■ **Data block**:
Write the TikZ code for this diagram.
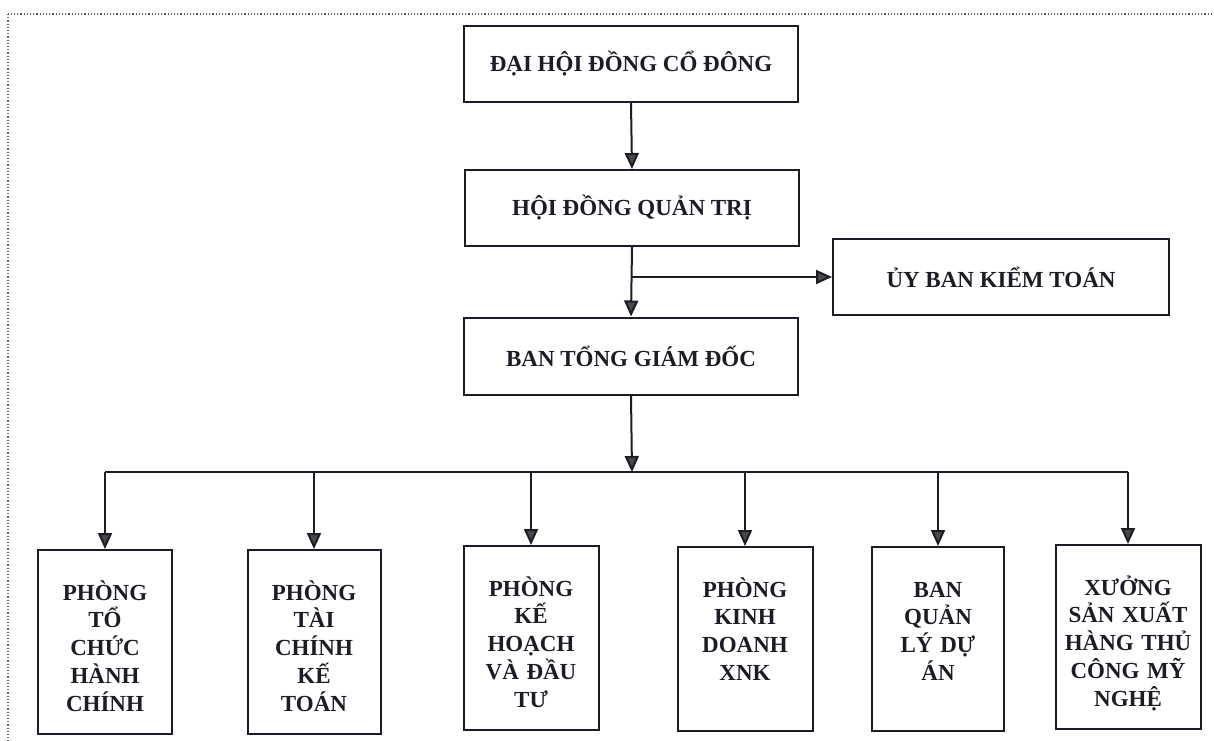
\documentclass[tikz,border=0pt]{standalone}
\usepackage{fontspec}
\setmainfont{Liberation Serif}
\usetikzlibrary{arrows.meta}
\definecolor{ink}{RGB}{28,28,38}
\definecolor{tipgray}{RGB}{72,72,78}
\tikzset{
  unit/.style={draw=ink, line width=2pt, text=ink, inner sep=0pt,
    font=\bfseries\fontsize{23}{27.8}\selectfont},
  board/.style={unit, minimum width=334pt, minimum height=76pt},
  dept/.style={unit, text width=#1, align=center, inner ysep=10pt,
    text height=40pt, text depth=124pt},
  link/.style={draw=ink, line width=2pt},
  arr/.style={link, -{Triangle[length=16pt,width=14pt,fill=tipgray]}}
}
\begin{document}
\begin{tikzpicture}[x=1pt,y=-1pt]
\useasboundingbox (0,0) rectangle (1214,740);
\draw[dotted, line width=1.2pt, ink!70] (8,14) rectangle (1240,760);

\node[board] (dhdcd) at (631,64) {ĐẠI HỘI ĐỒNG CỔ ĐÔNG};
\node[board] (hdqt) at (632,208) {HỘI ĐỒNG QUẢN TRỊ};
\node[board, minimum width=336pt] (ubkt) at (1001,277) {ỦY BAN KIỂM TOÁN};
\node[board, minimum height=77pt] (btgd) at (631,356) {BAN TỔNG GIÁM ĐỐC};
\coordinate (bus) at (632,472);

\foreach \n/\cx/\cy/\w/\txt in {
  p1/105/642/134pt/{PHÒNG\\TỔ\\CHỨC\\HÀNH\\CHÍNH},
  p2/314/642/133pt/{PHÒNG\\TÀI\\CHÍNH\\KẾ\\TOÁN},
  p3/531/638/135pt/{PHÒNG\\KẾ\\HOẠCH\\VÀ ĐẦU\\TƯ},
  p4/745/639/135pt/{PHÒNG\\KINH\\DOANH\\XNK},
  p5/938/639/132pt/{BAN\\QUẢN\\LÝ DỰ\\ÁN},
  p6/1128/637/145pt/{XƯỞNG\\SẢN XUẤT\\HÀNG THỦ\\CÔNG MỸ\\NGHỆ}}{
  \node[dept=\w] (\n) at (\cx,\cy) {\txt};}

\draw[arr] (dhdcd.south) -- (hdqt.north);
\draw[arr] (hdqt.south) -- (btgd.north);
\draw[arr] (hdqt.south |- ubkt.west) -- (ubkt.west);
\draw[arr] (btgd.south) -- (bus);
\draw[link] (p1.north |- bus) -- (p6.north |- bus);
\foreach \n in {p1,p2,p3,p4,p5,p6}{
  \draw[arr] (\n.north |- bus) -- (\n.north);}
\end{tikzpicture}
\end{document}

■ **Given problem**: Ignore the images and quote every line of the listing exactly.

■ **Reply**:
Write the TikZ code for this diagram.
\documentclass[tikz,border=0pt]{standalone}
\usepackage{fontspec}
\setmainfont{Liberation Serif}
\usetikzlibrary{arrows.meta}
\definecolor{ink}{RGB}{28,28,38}
\definecolor{tipgray}{RGB}{72,72,78}
\tikzset{
  unit/.style={draw=ink, line width=2pt, text=ink, inner sep=0pt,
    font=\bfseries\fontsize{23}{27.8}\selectfont},
  board/.style={unit, minimum width=334pt, minimum height=76pt},
  dept/.style={unit, text width=#1, align=center, inner ysep=10pt,
    text height=40pt, text depth=124pt},
  link/.style={draw=ink, line width=2pt},
  arr/.style={link, -{Triangle[length=16pt,width=14pt,fill=tipgray]}}
}
\begin{document}
\begin{tikzpicture}[x=1pt,y=-1pt]
\useasboundingbox (0,0) rectangle (1214,740);
\draw[dotted, line width=1.2pt, ink!70] (8,14) rectangle (1240,760);

\node[board] (dhdcd) at (631,64) {ĐẠI HỘI ĐỒNG CỔ ĐÔNG};
\node[board] (hdqt) at (632,208) {HỘI ĐỒNG QUẢN TRỊ};
\node[board, minimum width=336pt] (ubkt) at (1001,277) {ỦY BAN KIỂM TOÁN};
\node[board, minimum height=77pt] (btgd) at (631,356) {BAN TỔNG GIÁM ĐỐC};
\coordinate (bus) at (632,472);

\foreach \n/\cx/\cy/\w/\txt in {
  p1/105/642/134pt/{PHÒNG\\TỔ\\CHỨC\\HÀNH\\CHÍNH},
  p2/314/642/133pt/{PHÒNG\\TÀI\\CHÍNH\\KẾ\\TOÁN},
  p3/531/638/135pt/{PHÒNG\\KẾ\\HOẠCH\\VÀ ĐẦU\\TƯ},
  p4/745/639/135pt/{PHÒNG\\KINH\\DOANH\\XNK},
  p5/938/639/132pt/{BAN\\QUẢN\\LÝ DỰ\\ÁN},
  p6/1128/637/145pt/{XƯỞNG\\SẢN XUẤT\\HÀNG THỦ\\CÔNG MỸ\\NGHỆ}}{
  \node[dept=\w] (\n) at (\cx,\cy) {\txt};}

\draw[arr] (dhdcd.south) -- (hdqt.north);
\draw[arr] (hdqt.south) -- (btgd.north);
\draw[arr] (hdqt.south |- ubkt.west) -- (ubkt.west);
\draw[arr] (btgd.south) -- (bus);
\draw[link] (p1.north |- bus) -- (p6.north |- bus);
\foreach \n in {p1,p2,p3,p4,p5,p6}{
  \draw[arr] (\n.north |- bus) -- (\n.north);}
\end{tikzpicture}
\end{document}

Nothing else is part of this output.